BEGIN Provided material

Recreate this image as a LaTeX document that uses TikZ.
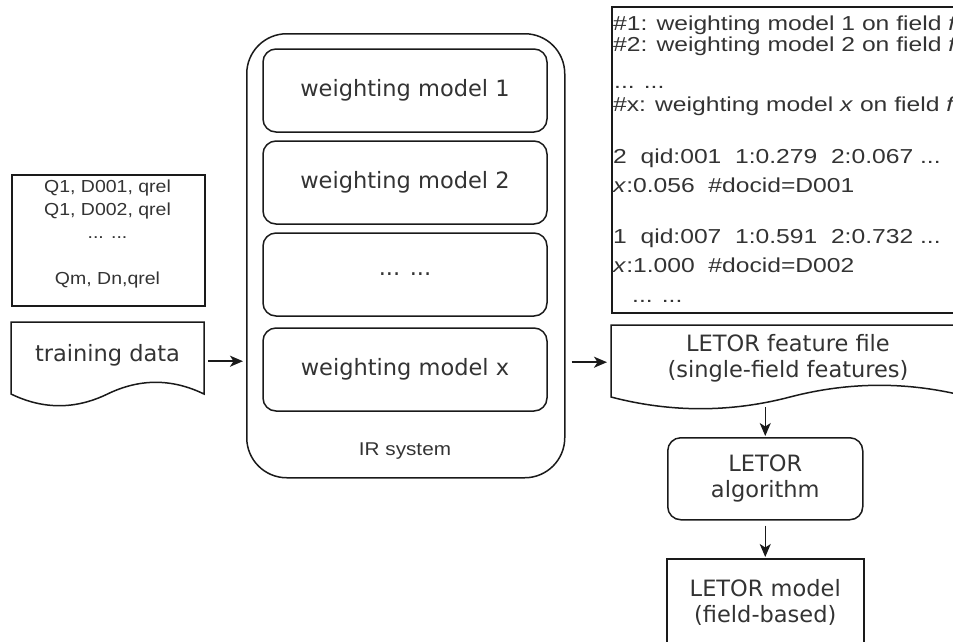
\documentclass[tikz,border=0pt]{standalone}
\usepackage{fontspec}
\setmainfont{DejaVu Sans}
\newfontfamily\arialw[FakeStretch=1.22]{Liberation Sans}
\newfontfamily\arialn[FakeStretch=1.12]{Liberation Sans}
\usetikzlibrary{calc,arrows.meta}
\definecolor{ink}{HTML}{333333}
\definecolor{edge}{HTML}{1A1A1A}
\tikzset{
  frame/.style={inner sep=0pt, anchor=north west},
  outline/.style={draw=edge, line width=1.5pt},
  modelbox/.style={outline, rounded corners=13pt, minimum width=284pt, minimum height=83pt,
    inner sep=0pt, text=ink, font=\fontsize{22.5}{26}\selectfont},
  plain/.style={inner sep=0pt, text=ink},
  vtext/.style={plain, align=center, font=\fontsize{22.5}{26}\selectfont},
  atext/.style={plain, anchor=base west, font=\arialw\fontsize{20.2}{24}\selectfont},
  dtext/.style={plain, anchor=base, font=\arialn\fontsize{17.4}{20}\selectfont},
  flow/.style={draw=edge, line width=1.5pt, -{Stealth[length=13pt,width=11pt,inset=3.5pt]}},
}
% document shape: straight top and sides, wavy bottom edge
\newcommand\docoutline[3]{%
  \begin{scope}[shift={(#1.north west)}]
    \draw[outline] (0,0) -- (#2,0) -- (#2,{#3-13})
      .. controls ({#2*5/6},{#3-28.6}) and ({#2*2/3},{#3-28.6}) .. ({#2/2},{#3-13})
      .. controls ({#2/3},{#3+2.6}) and ({#2/6},{#3+2.6}) .. (0,{#3-13}) -- cycle;
  \end{scope}}
\begin{document}
\begin{tikzpicture}[x=1pt,y=-1pt]
\useasboundingbox (0,0) rectangle (953,641);
\clip (0,0) rectangle (953,641);

% query/document relevance list
\node[frame, outline, minimum width=193pt, minimum height=131pt] (data) at (11,174) {};
\node[dtext] (d1) at (107.5,192) {Q1, D001, qrel};
\node[dtext] (d2) at (107.5,215) {Q1, D002, qrel};
\node[dtext] (d3) at (107.5,238) {... ...};
\node[dtext] (d4) at (107.5,284) {Qm, Dn,qrel};

% training data document
\node[frame, minimum width=193pt, minimum height=85pt] (train) at (11,322) {};
\docoutline{train}{193}{85}
\node[vtext] (trainlbl) at (107.5,355) {training data};

% IR system with its weighting models
\node[frame, outline, rounded corners=40pt, minimum width=318pt, minimum height=444pt] (ir) at (246,33) {};
\node[modelbox] (w1) at (405,90.5) {weighting model 1};
\node[modelbox] (w2) at (405,182.5) {weighting model 2};
\node[modelbox] (w3) at (405,274.5) {... ...};
\node[modelbox] (wx) at (405,369.5) {weighting model x};
\node[plain, font=\arialn\fontsize{18.5}{21}\selectfont] (irlbl) at (405,451) {IR system};

% feature file contents
\node[frame, outline, minimum width=360pt, minimum height=306pt] (txt) at (611,6) {};
\node[atext] (t1) at (613,30) {\#1: weighting model 1 on field \textit{f}};
\node[atext] (t2) at (613,51) {\#2: weighting model 2 on field \textit{f}};
\node[atext] (t3) at (614,88) {... ...};
\node[atext] (t4) at (613,111) {\#x: weighting model \textit{x} on field \textit{f}};
\node[atext] (t5) at (613,163) {2\ \ qid:001\ \ 1:0.279\ \ 2:0.067 ...};
\node[atext] (t6) at (613,192) {\textit{x}:0.056\ \ \#docid=D001};
\node[atext] (t7) at (613,243) {1\ \ qid:007\ \ 1:0.591\ \ 2:0.732 ...};
\node[atext] (t8) at (613,272) {\textit{x}:1.000\ \ \#docid=D002};
\node[atext] (t9) at (632,302) {... ...};

% LETOR feature file document
\node[frame, minimum width=358pt, minimum height=85pt] (feat) at (611,325) {};
\docoutline{feat}{358}{85}
\node[vtext] (featlbl) at (788,358.5) {LETOR feature file\\(single-field features)};

% learning stage
\node[frame, outline, rounded corners=13pt, minimum width=195pt, minimum height=82pt] (alg) at (667,437) {};
\node[vtext] (alglbl) at (alg.center) {LETOR\\algorithm};
\node[frame, outline, minimum width=197pt, minimum height=84pt] (mod) at (666,558) {};
\node[vtext] (modlbl) at ($(mod.center)+(0,2)$) {LETOR model\\(field-based)};

% connectors
\draw[flow] ($(train.east)+(4,-3.5)$) -- ($(train.east -| ir.west)+(-3,-3.5)$);
\draw[flow] ($(ir.east |- feat.west)+(6,-5.5)$) -- ($(feat.west)+(-4,-5.5)$);
\draw[flow] ($(alg.north |- feat.south)+(0,-3)$) -- ($(alg.north)+(0,-1)$);
\draw[flow] ($(alg.south)+(0,5)$) -- ($(mod.north)+(0,-1)$);
\end{tikzpicture}
\end{document}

END Provided material

__Task details__.
Return the material word for word. Pictures are not part of the copy.

__Reply__.
Recreate this image as a LaTeX document that uses TikZ.
\documentclass[tikz,border=0pt]{standalone}
\usepackage{fontspec}
\setmainfont{DejaVu Sans}
\newfontfamily\arialw[FakeStretch=1.22]{Liberation Sans}
\newfontfamily\arialn[FakeStretch=1.12]{Liberation Sans}
\usetikzlibrary{calc,arrows.meta}
\definecolor{ink}{HTML}{333333}
\definecolor{edge}{HTML}{1A1A1A}
\tikzset{
  frame/.style={inner sep=0pt, anchor=north west},
  outline/.style={draw=edge, line width=1.5pt},
  modelbox/.style={outline, rounded corners=13pt, minimum width=284pt, minimum height=83pt,
    inner sep=0pt, text=ink, font=\fontsize{22.5}{26}\selectfont},
  plain/.style={inner sep=0pt, text=ink},
  vtext/.style={plain, align=center, font=\fontsize{22.5}{26}\selectfont},
  atext/.style={plain, anchor=base west, font=\arialw\fontsize{20.2}{24}\selectfont},
  dtext/.style={plain, anchor=base, font=\arialn\fontsize{17.4}{20}\selectfont},
  flow/.style={draw=edge, line width=1.5pt, -{Stealth[length=13pt,width=11pt,inset=3.5pt]}},
}
% document shape: straight top and sides, wavy bottom edge
\newcommand\docoutline[3]{%
  \begin{scope}[shift={(#1.north west)}]
    \draw[outline] (0,0) -- (#2,0) -- (#2,{#3-13})
      .. controls ({#2*5/6},{#3-28.6}) and ({#2*2/3},{#3-28.6}) .. ({#2/2},{#3-13})
      .. controls ({#2/3},{#3+2.6}) and ({#2/6},{#3+2.6}) .. (0,{#3-13}) -- cycle;
  \end{scope}}
\begin{document}
\begin{tikzpicture}[x=1pt,y=-1pt]
\useasboundingbox (0,0) rectangle (953,641);
\clip (0,0) rectangle (953,641);

% query/document relevance list
\node[frame, outline, minimum width=193pt, minimum height=131pt] (data) at (11,174) {};
\node[dtext] (d1) at (107.5,192) {Q1, D001, qrel};
\node[dtext] (d2) at (107.5,215) {Q1, D002, qrel};
\node[dtext] (d3) at (107.5,238) {... ...};
\node[dtext] (d4) at (107.5,284) {Qm, Dn,qrel};

% training data document
\node[frame, minimum width=193pt, minimum height=85pt] (train) at (11,322) {};
\docoutline{train}{193}{85}
\node[vtext] (trainlbl) at (107.5,355) {training data};

% IR system with its weighting models
\node[frame, outline, rounded corners=40pt, minimum width=318pt, minimum height=444pt] (ir) at (246,33) {};
\node[modelbox] (w1) at (405,90.5) {weighting model 1};
\node[modelbox] (w2) at (405,182.5) {weighting model 2};
\node[modelbox] (w3) at (405,274.5) {... ...};
\node[modelbox] (wx) at (405,369.5) {weighting model x};
\node[plain, font=\arialn\fontsize{18.5}{21}\selectfont] (irlbl) at (405,451) {IR system};

% feature file contents
\node[frame, outline, minimum width=360pt, minimum height=306pt] (txt) at (611,6) {};
\node[atext] (t1) at (613,30) {\#1: weighting model 1 on field \textit{f}};
\node[atext] (t2) at (613,51) {\#2: weighting model 2 on field \textit{f}};
\node[atext] (t3) at (614,88) {... ...};
\node[atext] (t4) at (613,111) {\#x: weighting model \textit{x} on field \textit{f}};
\node[atext] (t5) at (613,163) {2\ \ qid:001\ \ 1:0.279\ \ 2:0.067 ...};
\node[atext] (t6) at (613,192) {\textit{x}:0.056\ \ \#docid=D001};
\node[atext] (t7) at (613,243) {1\ \ qid:007\ \ 1:0.591\ \ 2:0.732 ...};
\node[atext] (t8) at (613,272) {\textit{x}:1.000\ \ \#docid=D002};
\node[atext] (t9) at (632,302) {... ...};

% LETOR feature file document
\node[frame, minimum width=358pt, minimum height=85pt] (feat) at (611,325) {};
\docoutline{feat}{358}{85}
\node[vtext] (featlbl) at (788,358.5) {LETOR feature file\\(single-field features)};

% learning stage
\node[frame, outline, rounded corners=13pt, minimum width=195pt, minimum height=82pt] (alg) at (667,437) {};
\node[vtext] (alglbl) at (alg.center) {LETOR\\algorithm};
\node[frame, outline, minimum width=197pt, minimum height=84pt] (mod) at (666,558) {};
\node[vtext] (modlbl) at ($(mod.center)+(0,2)$) {LETOR model\\(field-based)};

% connectors
\draw[flow] ($(train.east)+(4,-3.5)$) -- ($(train.east -| ir.west)+(-3,-3.5)$);
\draw[flow] ($(ir.east |- feat.west)+(6,-5.5)$) -- ($(feat.west)+(-4,-5.5)$);
\draw[flow] ($(alg.north |- feat.south)+(0,-3)$) -- ($(alg.north)+(0,-1)$);
\draw[flow] ($(alg.south)+(0,5)$) -- ($(mod.north)+(0,-1)$);
\end{tikzpicture}
\end{document}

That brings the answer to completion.